Exercise aim — Everything from the first line down to the line containing "<h1>U.S. Presidents Age Comparison</h1>" is to be retyped exactly, both ends included, with pictures left out.
[Start]
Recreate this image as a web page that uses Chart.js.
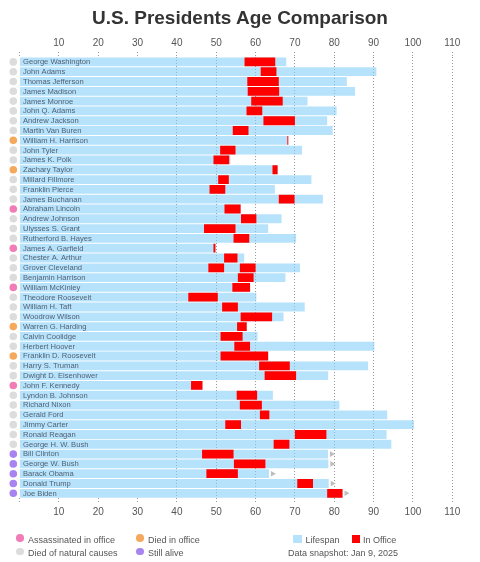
<!DOCTYPE html>
<html>
<head>
<meta charset="utf-8">
<script src="https://cdn.jsdelivr.net/npm/chart.js@4.4.1/dist/chart.umd.min.js"></script>
<style>
  body { margin: 0; background: #fff; font-family: "Liberation Sans", Arial, sans-serif; }
  #wrap { position: relative; width: 480px; height: 562px; }
  #wrap canvas { position: absolute; left: 0; top: 0; }
  h1 { position: absolute; left: 0; top: 6px; width: 480px; margin: 0; text-align: center;
       font-size: 19px; line-height: 24px; font-weight: bold; color: #333; }
  .lg { position: absolute; font-size: 9px; line-height: 12px; color: #555; white-space: nowrap; }
  .dot { position: absolute; width: 7.6px; height: 7.6px; border-radius: 50%; }
  .sq { position: absolute; width: 8.5px; height: 8px; }
</style>
</head>
<body>
<div id="wrap">
  <canvas id="chart" width="480" height="562"></canvas>
  <h1>U.S. Presidents Age Comparison</h1>

  <div class="dot" style="left:16.2px;top:534.2px;background:#f07db5"></div>
  <div class="lg" style="left:28px;top:534px">Assassinated in office</div>
  <div class="dot" style="left:16.2px;top:547.7px;background:#dcdcdc"></div>
  <div class="lg" style="left:28px;top:546.5px">Died of natural causes</div>
  <div class="dot" style="left:136.2px;top:534.2px;background:#f5a95c"></div>
  <div class="lg" style="left:148px;top:534px">Died in office</div>
  <div class="dot" style="left:136.2px;top:547.7px;background:#a784f0"></div>
  <div class="lg" style="left:148px;top:546.5px">Still alive</div>

  <div class="sq" style="left:293.3px;top:534.7px;background:rgba(135,206,250,0.6)"></div>
  <div class="lg" style="left:305.5px;top:534px">Lifespan</div>
  <div class="sq" style="left:351.5px;top:534.7px;background:#ff0000"></div>
  <div class="lg" style="left:363px;top:534px">In Office</div>
  <div class="lg" style="left:288px;top:546.5px">Data snapshot: Jan 9, 2025</div>
</div>

<script>
const presidents = [
  'George Washington', 'John Adams', 'Thomas Jefferson', 'James Madison', 'James Monroe',
  'John Q. Adams', 'Andrew Jackson', 'Martin Van Buren', 'William H. Harrison', 'John Tyler',
  'James K. Polk', 'Zachary Taylor', 'Millard Fillmore', 'Franklin Pierce', 'James Buchanan',
  'Abraham Lincoln', 'Andrew Johnson', 'Ulysses S. Grant', 'Rutherford B. Hayes', 'James A. Garfield',
  'Chester A. Arthur', 'Grover Cleveland', 'Benjamin Harrison', 'William McKinley', 'Theodore Roosevelt',
  'William H. Taft', 'Woodrow Wilson', 'Warren G. Harding', 'Calvin Coolidge', 'Herbert Hoover',
  'Franklin D. Roosevelt', 'Harry S. Truman', 'Dwight D. Eisenhower', 'John F. Kennedy', 'Lyndon B. Johnson',
  'Richard Nixon', 'Gerald Ford', 'Jimmy Carter', 'Ronald Reagan', 'George H. W. Bush',
  'Bill Clinton', 'George W. Bush', 'Barack Obama', 'Donald Trump', 'Joe Biden'
];

// age at death (or age on snapshot date if still alive)
const lifespan = [
  67.8, 90.7, 83.2, 85.3, 73.2, 80.6, 78.2, 79.6, 68.15, 71.8,
  53.6, 65.6, 74.2, 64.9, 77.1, 56.2, 66.6, 63.2, 70.3, 49.8,
  57.1, 71.3, 67.6, 58.6, 60.2, 72.5, 67.1, 57.75, 60.5, 90.2,
  63.2, 88.6, 78.45, 46.5, 64.4, 81.3, 93.45, 100.25, 93.3, 94.5,
  78.4, 78.5, 63.4, 78.6, 82.1
];

const officeStart = [
  57.2, 61.3, 57.9, 58.0, 58.9, 57.7, 62.0, 54.2, 68.07, 51.0,
  49.3, 64.3, 50.5, 48.3, 65.9, 52.1, 56.3, 46.9, 54.4, 49.3,
  52.0, 48.0, 55.5, 54.1, 42.9, 51.5, 56.2, 55.3, 51.1, 54.6,
  51.1, 60.9, 62.3, 43.6, 55.2, 56.0, 61.1, 52.3, 70.0, 64.6,
  46.4, 54.5, 47.5, 70.6, 78.2
];

const officeEnd = [
  65.0, 65.3, 65.9, 66.0, 66.9, 61.7, 70.0, 58.2, 68.15, 54.9,
  53.3, 65.6, 53.2, 52.3, 69.9, 56.2, 60.2, 54.9, 58.4, 49.8,
  55.4, 52.0, 59.5, 58.6, 50.4, 55.5, 64.2, 57.75, 56.7, 58.6,
  63.2, 68.7, 70.3, 46.5, 60.4, 61.6, 63.5, 56.3, 78.0, 68.6,
  54.4, 62.5, 55.5, 74.6, 82.1
];

// non-consecutive second term
const secondTermPresident = 'Grover Cleveland';
const secondTerm = [56.0, 60.0];

const status = [
  'natural', 'natural', 'natural', 'natural', 'natural', 'natural', 'natural', 'natural', 'office', 'natural',
  'natural', 'office', 'natural', 'natural', 'natural', 'assassinated', 'natural', 'natural', 'natural', 'assassinated',
  'natural', 'natural', 'natural', 'assassinated', 'natural', 'natural', 'natural', 'office', 'natural', 'natural',
  'office', 'natural', 'natural', 'assassinated', 'natural', 'natural', 'natural', 'natural', 'natural', 'natural',
  'alive', 'alive', 'alive', 'alive', 'alive'
];

const ageTicks = [0, 10, 20, 30, 40, 50, 60, 70, 80, 90, 100, 110];

const statusColors = {
  assassinated: '#f07db5',
  office: '#f5a95c',
  natural: '#dcdcdc',
  alive: '#a784f0'
};

const lifespanColor = 'rgba(135,206,250,0.6)';
const officeColor = '#ff0000';

const rowDecor = {
  id: 'rowDecor',
  afterDatasetsDraw(chart) {
    const { ctx, scales: { x, y } } = chart;
    ctx.save();
    presidents.forEach((name, i) => {
      const cy = y.getPixelForValue(i);
      ctx.fillStyle = statusColors[status[i]];
      ctx.beginPath();
      ctx.arc(x.left - 6.2, cy, 3.8, 0, Math.PI * 2);
      ctx.fill();

      ctx.fillStyle = '#506273';
      ctx.font = '7.6px "Liberation Sans", Arial, sans-serif';
      ctx.textBaseline = 'middle';
      ctx.textAlign = 'left';
      ctx.fillText(name, x.left + 3.5, cy + 0.3);

      if (status[i] === 'alive') {
        const ex = x.getPixelForValue(lifespan[i]) + 2;
        ctx.fillStyle = '#bdbdbd';
        ctx.beginPath();
        ctx.moveTo(ex, cy - 2.8);
        ctx.lineTo(ex + 5, cy);
        ctx.lineTo(ex, cy + 2.8);
        ctx.closePath();
        ctx.fill();
      }
    });
    ctx.restore();
  }
};

const gridColor = c => (c.tick && c.tick.value >= 40 ? '#999' : 'rgba(0,0,0,0)');

const axisBase = {
  type: 'linear',
  min: 0,
  max: 110,
  afterBuildTicks: s => { s.ticks = ageTicks.map(v => ({ value: v })); },
  ticks: {
    callback: v => (v === 0 ? '' : v),
    color: '#555',
    font: { size: 10, family: '"Liberation Sans", Arial, sans-serif' },
    padding: 3,
    maxRotation: 0,
    autoSkip: false
  },
  border: { display: false, dash: [1, 2] }
};

new Chart(document.getElementById('chart'), {
  type: 'bar',
  data: {
    labels: presidents,
    datasets: [
      {
        label: 'In Office',
        data: presidents.map((n, i) => [officeStart[i], officeEnd[i]]),
        backgroundColor: officeColor,
        grouped: false,
        barPercentage: 0.9,
        categoryPercentage: 1,
        minBarLength: 1,
        order: 1
      },
      {
        label: 'In Office (second term)',
        data: presidents.map(n => (n === secondTermPresident ? secondTerm : null)),
        backgroundColor: officeColor,
        grouped: false,
        barPercentage: 0.9,
        categoryPercentage: 1,
        order: 1
      },
      {
        label: 'Lifespan',
        data: presidents.map((n, i) => [0, lifespan[i]]),
        backgroundColor: lifespanColor,
        grouped: false,
        barPercentage: 0.9,
        categoryPercentage: 1,
        order: 2
      }
    ]
  },
  options: {
    indexAxis: 'y',
    responsive: false,
    animation: false,
    layout: { padding: { left: 19.5, right: 27.7, top: 30, bottom: 41.8 } },
    plugins: {
      legend: { display: false },
      tooltip: { enabled: false },
      title: { display: false }
    },
    scales: {
      y: { display: false, offset: true },
      x: {
        ...axisBase,
        position: 'bottom',
        afterFit: s => { s.height = 22; },
        grid: {
          color: gridColor,
          tickColor: '#999',
          tickBorderDash: [1, 2],
          tickLength: 5
        }
      },
      x2: {
        ...axisBase,
        axis: 'x',
        position: 'top',
        afterFit: s => { s.height = 27; },
        grid: {
          drawOnChartArea: false,
          tickColor: '#999',
          tickBorderDash: [1, 2],
          tickLength: 5
        }
      }
    }
  },
  plugins: [rowDecor]
});
</script>
</body>
</html>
[End]
Exercise result —
Recreate this image as a web page that uses Chart.js.
<!DOCTYPE html>
<html>
<head>
<meta charset="utf-8">
<script src="https://cdn.jsdelivr.net/npm/chart.js@4.4.1/dist/chart.umd.min.js"></script>
<style>
  body { margin: 0; background: #fff; font-family: "Liberation Sans", Arial, sans-serif; }
  #wrap { position: relative; width: 480px; height: 562px; }
  #wrap canvas { position: absolute; left: 0; top: 0; }
  h1 { position: absolute; left: 0; top: 6px; width: 480px; margin: 0; text-align: center;
       font-size: 19px; line-height: 24px; font-weight: bold; color: #333; }
  .lg { position: absolute; font-size: 9px; line-height: 12px; color: #555; white-space: nowrap; }
  .dot { position: absolute; width: 7.6px; height: 7.6px; border-radius: 50%; }
  .sq { position: absolute; width: 8.5px; height: 8px; }
</style>
</head>
<body>
<div id="wrap">
  <canvas id="chart" width="480" height="562"></canvas>
  <h1>U.S. Presidents Age Comparison</h1>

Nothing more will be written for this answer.